Well hello again Nigel! Welcome back to PD. 
Thanks!
wow. That’s a lot of really interesting stuff that is weirdly relevant to me! (I could probably be a damned case study in your epigenetics thing, and maybe unrelatedly???my sleep cycle is so broken that I just last night double-dosed on sedatives and only slept two hours despite desperately aiming for 7+.)
Anywhere you’re putting any of this out, or is it more of a general research (as opposed to scientific or academic) or saving for publication sorta deal right now? I’d love to read more about it all, as I said, it’s almost creepily relevant to my life.
My first incredibly boring paper on circadian-relevant hormonal pathways will be published as a collaboration sometime next year, but since I just transitioned from basic research to epidemiology last Fall, it's gonna be a while before any of my current work is published. In the meantime, this paper may be of interest to you (let me know if you're unable to access it and I'll see if I can find a version that isn't behind a paywall, it's not always clear whether it's paywalled or not on my end):
https://www.ncbi.nlm.nih.gov/pubmed/31026301Hey, Nigel, awesome! If you ever want to talk to someone with severe social deficiencies, assloads of developmental stress as well as a tendency to go nocturnal, pm me.
Sounds like a laugh riot!
Seriously though, one of the reasons I'm so interested in this topic is that these issues you are experiencing are pervasive and increasing in our society.
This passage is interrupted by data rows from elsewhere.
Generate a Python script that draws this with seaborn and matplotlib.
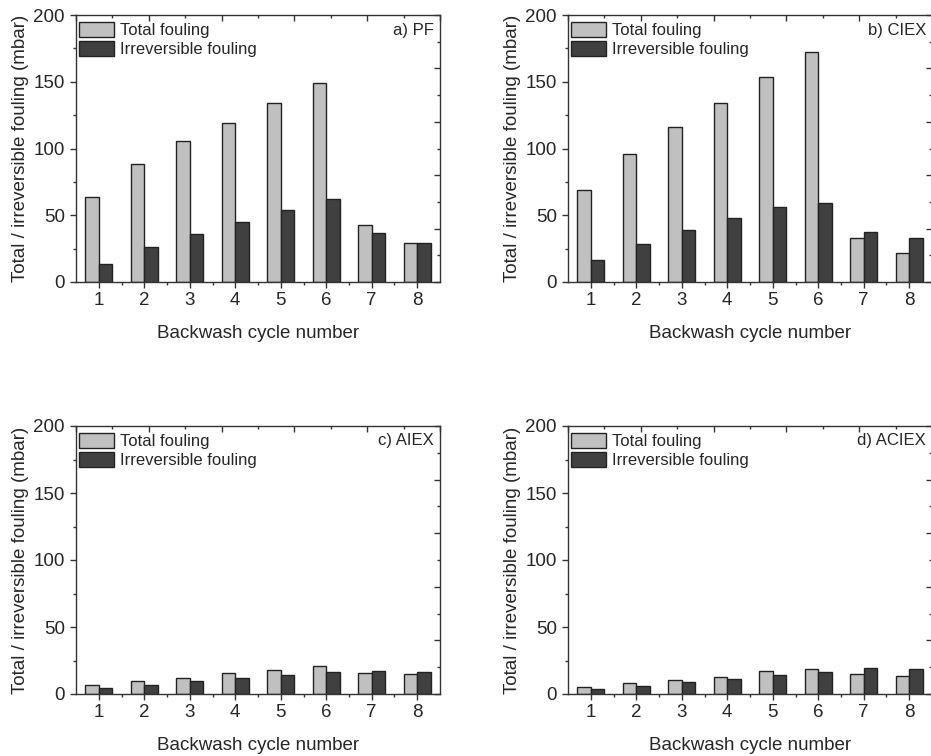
import numpy as np
import pandas as pd
import matplotlib
matplotlib.use("Agg")
import matplotlib.pyplot as plt
from matplotlib.patches import Patch
from matplotlib.ticker import FixedLocator, MultipleLocator
import seaborn as sns

# Backwash cycles and fouling (mbar) per pretreatment
cycles = [1, 2, 3, 4, 5, 6, 7, 8]
series_names = ["Total fouling", "Irreversible fouling"]

pf_total = [63.7, 88.6, 105.9, 118.9, 134.1, 149.3, 42.9, 29.5]
pf_irrev = [13.7, 26.0, 35.7, 44.7, 54.2, 61.9, 36.5, 29.5]

ciex_total = [69.2, 96.1, 116.1, 134.3, 153.8, 172.5, 33.2, 22.0]
ciex_irrev = [16.2, 28.7, 39.0, 48.2, 56.2, 59.4, 37.7, 32.7]

aiex_total = [6.4, 9.9, 12.3, 15.5, 18.0, 20.7, 16.0, 14.8]
aiex_irrev = [4.4, 6.9, 9.6, 11.8, 14.3, 16.5, 17.0, 16.3]

aciex_total = [5.2, 8.4, 10.8, 13.0, 17.2, 18.7, 14.8, 13.3]
aciex_irrev = [3.7, 6.2, 8.9, 11.1, 14.0, 16.7, 19.2, 19.0]

panel_titles = ["a) PF", "b) CIEX", "c) AIEX", "d) ACIEX"]
panel_data = [
    (pf_total, pf_irrev),
    (ciex_total, ciex_irrev),
    (aiex_total, aiex_irrev),
    (aciex_total, aciex_irrev),
]

bar_colors = ["#c0c0c0", "#404040"]
edge_color = "#222222"
spine_color = "#333333"

sns.set_style("ticks")
plt.rcParams["font.family"] = ["Liberation Sans", "DejaVu Sans"]

W, H = 931, 756
fig = plt.figure(figsize=(W / 100, H / 100), dpi=100)

# axes boxes in pixels: left, top, right, bottom
boxes = [
    (76, 15, 440, 282),
    (568, 15, 932, 282),
    (76, 426, 440, 694),
    (568, 426, 932, 694),
]

tick_fs = 13.5
legend_fs = 12.0

for (l, t, r, b), title, (tot, irr) in zip(boxes, panel_titles, panel_data):
    ax = fig.add_axes([l / W, (H - b) / H, (r - l) / W, (b - t) / H])
    df = pd.DataFrame({
        "cycle": cycles * 2,
        "value": list(tot) + list(irr),
        "type": [series_names[0]] * len(cycles) + [series_names[1]] * len(cycles),
    })
    sns.barplot(data=df, x="cycle", y="value", hue="type",
                palette=bar_colors, saturation=1, width=0.6, gap=0,
                edgecolor=edge_color, linewidth=1.0, errorbar=None,
                legend=False, ax=ax)

    ax.set_xlim(-0.5, 7.5)
    ax.set_ylim(0, 200)
    ax.yaxis.set_major_locator(MultipleLocator(50))
    ax.yaxis.set_minor_locator(MultipleLocator(25))
    ax.xaxis.set_minor_locator(FixedLocator(np.arange(0.5, 7.0, 1.0)))

    ax.tick_params(axis="both", which="major", direction="out", length=4,
                   width=1, color=spine_color, labelsize=tick_fs, pad=4)
    ax.tick_params(axis="both", which="minor", direction="out", length=2.5,
                   width=1, color=spine_color)
    ax.tick_params(axis="x", which="major", pad=3)

    for sp in ax.spines.values():
        sp.set_visible(True)
        sp.set_color(spine_color)
        sp.set_linewidth(1.0)

    # mirrored tick marks on top and right frame edges
    top = ax.secondary_xaxis("top", functions=(lambda x: (x + 0.5) / 8 * 10,
                                                lambda s: s * 0.8 - 0.5))
    top.set_xticks([0, 2, 4, 6, 8, 10])
    top.set_xticks([1, 3, 5, 7, 9], minor=True)
    top.tick_params(which="major", direction="in", length=4, width=1,
                    color=spine_color, labeltop=False)
    top.tick_params(which="minor", direction="in", length=2.5, width=1,
                    color=spine_color)
    top.spines["top"].set_visible(False)

    right = ax.secondary_yaxis("right", functions=(lambda y: y / 20,
                                                    lambda s: s * 20))
    right.set_yticks([0, 2, 4, 6, 8, 10])
    right.set_yticks([1, 3, 5, 7, 9], minor=True)
    right.tick_params(which="major", direction="in", length=4, width=1,
                      color=spine_color, labelright=False)
    right.tick_params(which="minor", direction="in", length=2.5, width=1,
                      color=spine_color)
    right.spines["right"].set_visible(False)

    ax.set_xlabel("Backwash cycle number", fontsize=tick_fs, labelpad=12)
    ax.set_ylabel("Total / irreversible fouling (mbar)", fontsize=tick_fs,
                  labelpad=3)

    handles = [Patch(facecolor=c, edgecolor=edge_color, linewidth=1.0)
               for c in bar_colors]
    ax.legend(handles, series_names, loc="upper left",
              bbox_to_anchor=(3 / (r - l), 1 - 7 / (b - t)),
              frameon=False, fontsize=legend_fs, borderaxespad=0,
              borderpad=0, handlelength=2.1, handleheight=1.05,
              labelspacing=0.15, handletextpad=0.35)

    ax.text(1 - 6 / (r - l), 1 - 15 / (b - t), title, transform=ax.transAxes,
            ha="right", va="center", fontsize=legend_fs)

fig.savefig("out.png", dpi=100)
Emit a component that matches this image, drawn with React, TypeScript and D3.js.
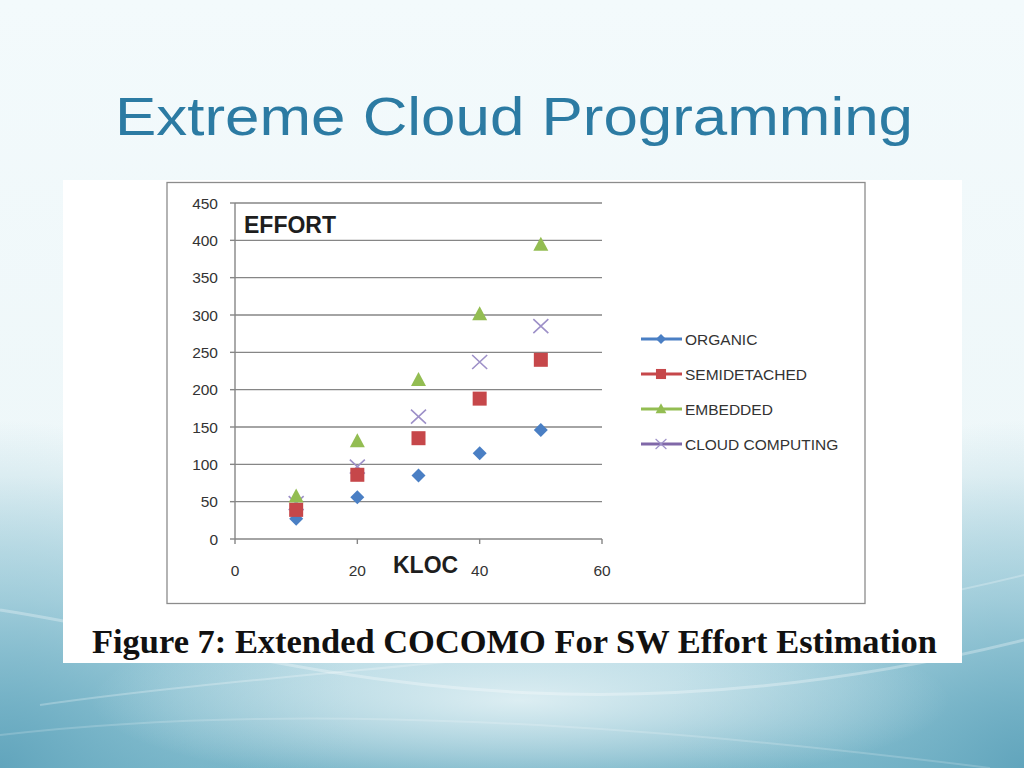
import React from "react";
import * as d3 from "d3";

const kloc = [10, 20, 30, 40, 50];
const organic = [27, 56, 85, 115, 146];
const semidetached = [39, 86, 135, 188, 240];
const embedded = [57, 131, 213, 301, 394];
const cloudComputing = [48, 97, 164, 237, 285];
const yTicks = [0, 50, 100, 150, 200, 250, 300, 350, 400, 450];
const xTicks = [0, 20, 40, 60];
const legendNames = ["ORGANIC", "SEMIDETACHED", "EMBEDDED", "CLOUD COMPUTING"];

const COLORS = {
  organic: "#4a7fc4",
  semi: "#c6474a",
  emb: "#93bd52",
  cloud: "#8068a8",
  cloudMarker: "#9d90c8",
};

function Marker({ kind, x, y }: { kind: string; x: number; y: number }) {
  if (kind === "diamond") {
    return <path d={`M${x},${y - 7}L${x + 7},${y}L${x},${y + 7}L${x - 7},${y}Z`} fill={COLORS.organic} />;
  }
  if (kind === "square") {
    return <rect x={x - 7} y={y - 7} width={14} height={14} fill={COLORS.semi} />;
  }
  if (kind === "triangle") {
    return <path d={`M${x},${y - 8}L${x + 7.5},${y + 6}L${x - 7.5},${y + 6}Z`} fill={COLORS.emb} />;
  }
  return (
    <path
      d={`M${x - 7.5},${y - 7}L${x + 7.5},${y + 7}M${x - 7.5},${y + 7}L${x + 7.5},${y - 7}`}
      stroke={COLORS.cloudMarker}
      strokeWidth={1.6}
      fill="none"
    />
  );
}

export default function App() {
  const x = d3.scaleLinear().domain([0, 60]).range([235, 602]);
  const y = d3.scaleLinear().domain([0, 450]).range([539, 203]);

  const series = [
    { name: legendNames[0], values: organic, kind: "diamond", color: COLORS.organic },
    { name: legendNames[1], values: semidetached, kind: "square", color: COLORS.semi },
    { name: legendNames[2], values: embedded, kind: "triangle", color: COLORS.emb },
    { name: legendNames[3], values: cloudComputing, kind: "x", color: COLORS.cloud },
  ];
  const drawOrder = [0, 3, 2, 1];
  const legendY = d3.scalePoint<number>().domain([0, 1, 2, 3]).range([339, 444]);

  return (
    <svg
      width={1024}
      height={768}
      style={{ position: "absolute", left: 0, top: 0, display: "block" }}
      fontFamily="'Liberation Sans', Arial, sans-serif"
    >
      <defs>
        <linearGradient id="bg" x1="0" y1="0" x2="0" y2="1">
          <stop offset="0" stopColor="#f3fafc" />
          <stop offset="0.62" stopColor="#eef7f9" />
          <stop offset="0.78" stopColor="#c9e4ec" />
          <stop offset="0.9" stopColor="#9ccbd9" />
          <stop offset="1" stopColor="#78b5c8" />
        </linearGradient>
        <radialGradient id="cornerL" cx="0" cy="1" r="1">
          <stop offset="0" stopColor="#5fa3bb" stopOpacity="0.9" />
          <stop offset="0.55" stopColor="#7ab7ca" stopOpacity="0.45" />
          <stop offset="1" stopColor="#7ab7ca" stopOpacity="0" />
        </radialGradient>
        <radialGradient id="cornerR" cx="1" cy="1" r="1">
          <stop offset="0" stopColor="#5fa3bb" stopOpacity="0.9" />
          <stop offset="0.55" stopColor="#7ab7ca" stopOpacity="0.45" />
          <stop offset="1" stopColor="#7ab7ca" stopOpacity="0" />
        </radialGradient>
        <radialGradient id="glow" cx="0.5" cy="0.5" r="0.5">
          <stop offset="0" stopColor="#e8f4f7" stopOpacity="0.85" />
          <stop offset="1" stopColor="#e8f4f7" stopOpacity="0" />
        </radialGradient>
      </defs>
      <rect x={0} y={0} width={1024} height={768} fill="url(#bg)" />
      <rect x={0} y={420} width={360} height={348} fill="url(#cornerL)" />
      <rect x={664} y={420} width={360} height={348} fill="url(#cornerR)" />
      <ellipse cx={520} cy={700} rx={430} ry={90} fill="url(#glow)" />
      <path d="M0,610 C260,650 540,760 1024,640" stroke="#ffffff" strokeOpacity={0.3} strokeWidth={3} fill="none" />
      <path d="M40,705 C320,665 700,655 1024,575" stroke="#ffffff" strokeOpacity={0.25} strokeWidth={2} fill="none" />
      <path d="M0,735 C300,700 650,725 990,768" stroke="#ffffff" strokeOpacity={0.18} strokeWidth={2} fill="none" />

      {/* Title */}
      <text x={115} y={135} fontSize={53} fill="#2c7ba3" textLength={798} lengthAdjust="spacingAndGlyphs">
        Extreme Cloud Programming
      </text>

      {/* Figure image area */}
      <rect x={63} y={180} width={899} height={483} fill="#ffffff" />
      <rect x={167} y={182.5} width={698} height={421} fill="#ffffff" stroke="#8c8c8c" strokeWidth={1.3} />

      {/* Gridlines */}
      {yTicks.map((t) => (
        <g key={"g" + t}>
          {t > 0 && <line x1={x(0)} x2={x(60)} y1={y(t)} y2={y(t)} stroke="#868686" strokeWidth={1.4} />}
          <line x1={x(0) - 5} x2={x(0)} y1={y(t)} y2={y(t)} stroke="#868686" strokeWidth={1.4} />
          <text x={218} y={y(t) + 5.5} fontSize={15.5} fill="#333333" textAnchor="end">
            {t}
          </text>
        </g>
      ))}
      {/* Axes */}
      <line x1={x(0)} x2={x(0)} y1={y(0)} y2={y(450)} stroke="#868686" strokeWidth={1.4} />
      <line x1={x(0)} x2={x(60)} y1={y(0)} y2={y(0)} stroke="#868686" strokeWidth={1.4} />
      {xTicks.map((t) => (
        <g key={"x" + t}>
          <line x1={x(t)} x2={x(t)} y1={y(0)} y2={y(0) + 5} stroke="#868686" strokeWidth={1.4} />
          <text x={x(t)} y={576} fontSize={15.5} fill="#333333" textAnchor="middle">
            {t}
          </text>
        </g>
      ))}

      <text x={244} y={233} fontSize={23} fontWeight="bold" fill="#1e1e1e">
        EFFORT
      </text>
      <text x={393} y={573} fontSize={23} fontWeight="bold" fill="#1e1e1e">
        KLOC
      </text>

      {/* Points */}
      {drawOrder.map((si) => (
        <g key={"s" + si}>
          {series[si].values.map((v, i) => (
            <Marker key={i} kind={series[si].kind} x={x(kloc[i])} y={y(v)} />
          ))}
        </g>
      ))}

      {/* Legend */}
      {series.map((s, i) => (
        <g key={"l" + i}>
          <line x1={641} x2={682} y1={legendY(i)!} y2={legendY(i)!} stroke={s.color} strokeWidth={3} />
          <g transform={`translate(${661},${legendY(i)}) scale(0.72)`}>
            <Marker kind={s.kind} x={0} y={0} />
          </g>
          <text x={685} y={legendY(i)! + 5.5} fontSize={15.5} fill="#333333">
            {s.name}
          </text>
        </g>
      ))}

      {/* Caption */}
      <text
        x={92}
        y={653}
        fontSize={33}
        fontWeight="bold"
        fill="#111111"
        fontFamily="'Liberation Serif', 'Times New Roman', serif"
        textLength={845}
        lengthAdjust="spacingAndGlyphs"
      >
        Figure 7: Extended COCOMO For SW Effort Estimation
      </text>
    </svg>
  );
}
We tend to assume that health is driven by behavior, and it's just that in my behavioral neuroendocrinology training I started to see things the other way around.
I took last week off work to attend gardening horticulture classes at the local university, and one day I partook of a tour of the agriculture greenhouses.
At one point, the tour guide was showing off a greenhouse equipped with shades, and recounted how a researcher was having trouble getting a particular set of plants to flower, until she noted that the plants originated from Ecuador. So, they used the shades to produce a 50% day/night cycle, and the plants began flowering. (These greenhouses are above 52° N. Equal length days and nights aren't something we do here).
It would be interesting if individual (human) reactions to photoperiod was partially dependent on geographic origin. After all, lighter skin colour appears to be an adaptation to the amount of sunlight.
That is a very interesting question, and I wouldn't be surprised if that is true. After all, circadian clock programming is determined partially through DNA methylation, and differential DNA methylation may occur during pregnancy, priming the fetus' wake-sleep rhythms to match the mother's. Interestingly, the time of day you are born matters; night babies are at higher risk for bipolar disorder and schizophrenia than day babies, and there is evidence of circadian disruption in both those diseases.
One thing to keep in mind is that there is nowhere on earth a 16/8 photoperiod occurs naturally year-round.